> [Instructions to follow]
Retype the lines beneath this one, from the first through the line containing "XMAX, YMAX = 7, 400". Pictures are left out.

> [Recorded information]
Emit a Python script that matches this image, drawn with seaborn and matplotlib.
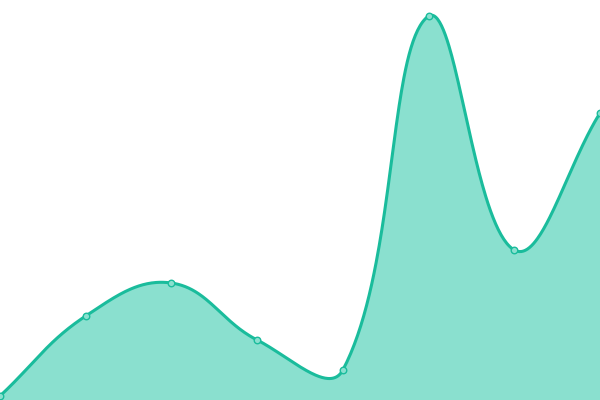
import numpy as np
import pandas as pd
import matplotlib
matplotlib.use("Agg")
import matplotlib.pyplot as plt
import seaborn as sns

# data
x_idx = [0, 1, 2, 3, 4, 5, 6, 7]
values = [4, 84, 117, 60, 30, 384, 150, 287]

LINE = "#1abc9c"
FILL = "#8ae0cf"
W, H = 600, 400
XMAX, YMAX = 7, 400


def spline(xs, ys, tension=0.4, n=80):
    # work in pixel space (chart-style tension spline)
    P = np.column_stack([np.asarray(xs, float) * W / XMAX,
                         np.asarray(ys, float) * H / YMAX])
    k = len(P)
    cp_prev = P.copy()
    cp_next = P.copy()
    for i in range(k):
        prev = P[i - 1] if i > 0 else P[i]
        nxt = P[i + 1] if i < k - 1 else P[i]
        d01 = np.hypot(*(P[i] - prev))
        d12 = np.hypot(*(nxt - P[i]))
        s = d01 + d12
        fa = tension * d01 / s if s else 0
        fb = tension * d12 / s if s else 0
        cp_prev[i] = P[i] - fa * (nxt - prev)
        cp_next[i] = P[i] + fb * (nxt - prev)
    cp_prev[:, 0] = np.clip(cp_prev[:, 0], 0, W)
    cp_next[:, 0] = np.clip(cp_next[:, 0], 0, W)
    cp_prev[:, 1] = np.clip(cp_prev[:, 1], 0, H)
    cp_next[:, 1] = np.clip(cp_next[:, 1], 0, H)
    out = []
    for i in range(k - 1):
        t = np.linspace(0, 1, n)[:, None]
        b = ((1 - t) ** 3 * P[i] + 3 * (1 - t) ** 2 * t * cp_next[i]
             + 3 * (1 - t) * t ** 2 * cp_prev[i + 1] + t ** 3 * P[i + 1])
        out.append(b if i == 0 else b[1:])
    out = np.vstack(out)
    return out[:, 0] * XMAX / W, out[:, 1] * YMAX / H


sx, sy = spline(x_idx, values)
curve = pd.DataFrame({"x": sx, "y": sy})
pts = pd.DataFrame({"x": x_idx, "y": values})

fig = plt.figure(figsize=(6, 4), dpi=100)
ax = fig.add_axes([0, 0, 1, 1])
ax.fill_between(curve["x"], curve["y"], 0, color=FILL, linewidth=0)
sns.lineplot(data=curve, x="x", y="y", ax=ax, color=LINE, linewidth=2.2,
             sort=False, estimator=None)
sns.scatterplot(data=pts, x="x", y="y", ax=ax, s=22, color=FILL,
                edgecolor=LINE, linewidth=1, zorder=5)
ax.set_xlim(0, XMAX)
ax.set_ylim(0, YMAX)
ax.axis("off")
fig.savefig("out.png", dpi=100, facecolor="white")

> [Written response]
Emit a Python script that matches this image, drawn with seaborn and matplotlib.
import numpy as np
import pandas as pd
import matplotlib
matplotlib.use("Agg")
import matplotlib.pyplot as plt
import seaborn as sns

# data
x_idx = [0, 1, 2, 3, 4, 5, 6, 7]
values = [4, 84, 117, 60, 30, 384, 150, 287]

LINE = "#1abc9c"
FILL = "#8ae0cf"
W, H = 600, 400
XMAX, YMAX = 7, 400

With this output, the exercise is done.